For months now, Brideshead Revisited fans the world over have been atwitter over the possibility the new feature film based on Evelyn Waugh's beloved 1945 novel would NOT include an appearance by Aloysius the teddy bear.

How could the film-makers edit Aloysius out?

He's not just a stuffed animal, you cried, but a symbol, essential to Waugh's tale of lost innocence.

Well, I've seen the movie, boys and girls, and rest easy: Aloysius made the cut.

Wait a second. Aloysius the teddy bear? Doesn't ring a bell?

Good. You're cleared for admission to the movie, which caters less to the loyal constituency who know and love the book or 11-hour television adaptation than it does to folks who've never heard of either.

But first, let me bring the newbies up to speed.

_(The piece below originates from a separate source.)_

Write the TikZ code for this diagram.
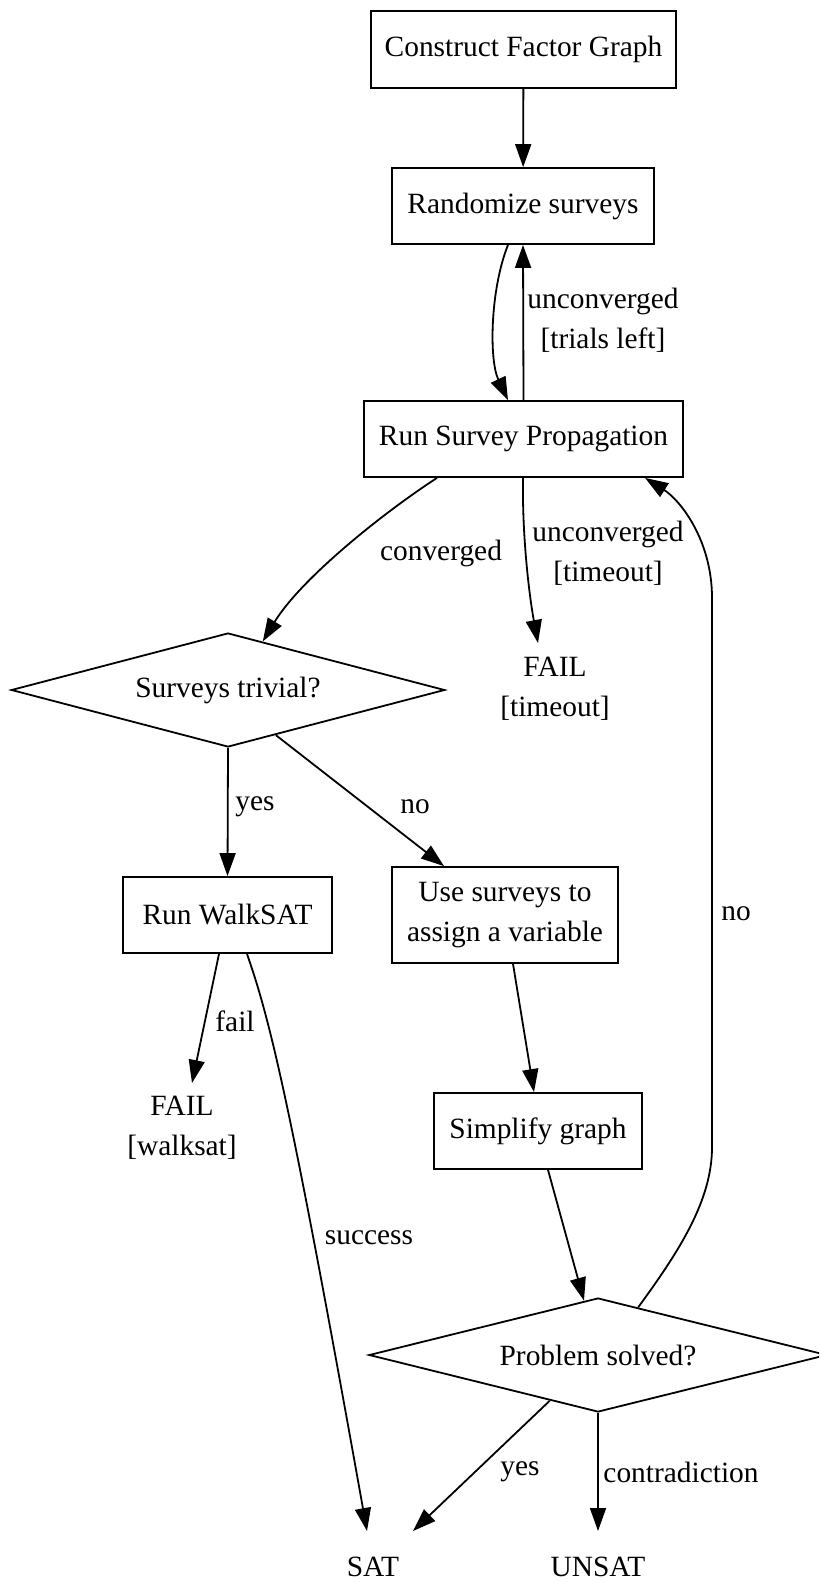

Set in England during the years leading up to World War 2, Brideshead is a story of friendship, doomed love, the crumbling English aristocracy and the power of religion to heal and hurt.

All that swirls around the head of Charles Ryder (Matthew Goode), a young, middle-class atheist who, while a student at Oxford, becomes infatuated with the family of one of his school chums, Lord Sebastian Flyte (Ben Whishaw).

Sebastian is one of the great guilt-ridden characters of 20th-century English literature.

The dipsomaniacal gay scion of an aristocratic Catholic family, he marches around campus with a large stuffed bear tucked under one arm and a bottle of booze under the other.

Together, Sebastian and Charles embark on an ambiguous relationship.

Something halfway between friendship and romance, although for Sebastian it is almost certainly closer to romance.

But here's a problem.

Charles is both less antisocial and less gay than Sebastian, whose sister, Julia (Hayley Atwell), soon turns Charles' head.

Their affair soon runs afoul of Julia's domineering mother, Lady Marchmain (Emma Thompson), who cannot allow her daughter to marry a non-believer, and Sebastian, who runs away to Morocco to nurse his broken heart.

That leaves Charles solo and at the mercy of Lady Marchmain, whom Thompson plays as a sort of Mummie Dearest with a stiff upper lip.

OK, now for the quibbles.

In the process of boiling down Waugh's already dense - if less than epic - novel into a feature-length film, it has become slightly . . . deformed.

Purists, however, may be most alarmed to see how the love triangle has mutated, overshadowing the book's themes of God and redemption, and how timelines have been compressed.

The problem isn't that this Brideshead doesn't uphold the integrity of the book.

For the most part, it does, in the way that a postcard from the beach, or a souvenir T-shirt, upholds the integrity of your summer vacation.

It evokes, rather than misrepresents.

- Brideshead Revisited opens in theatres around the country on Thursday.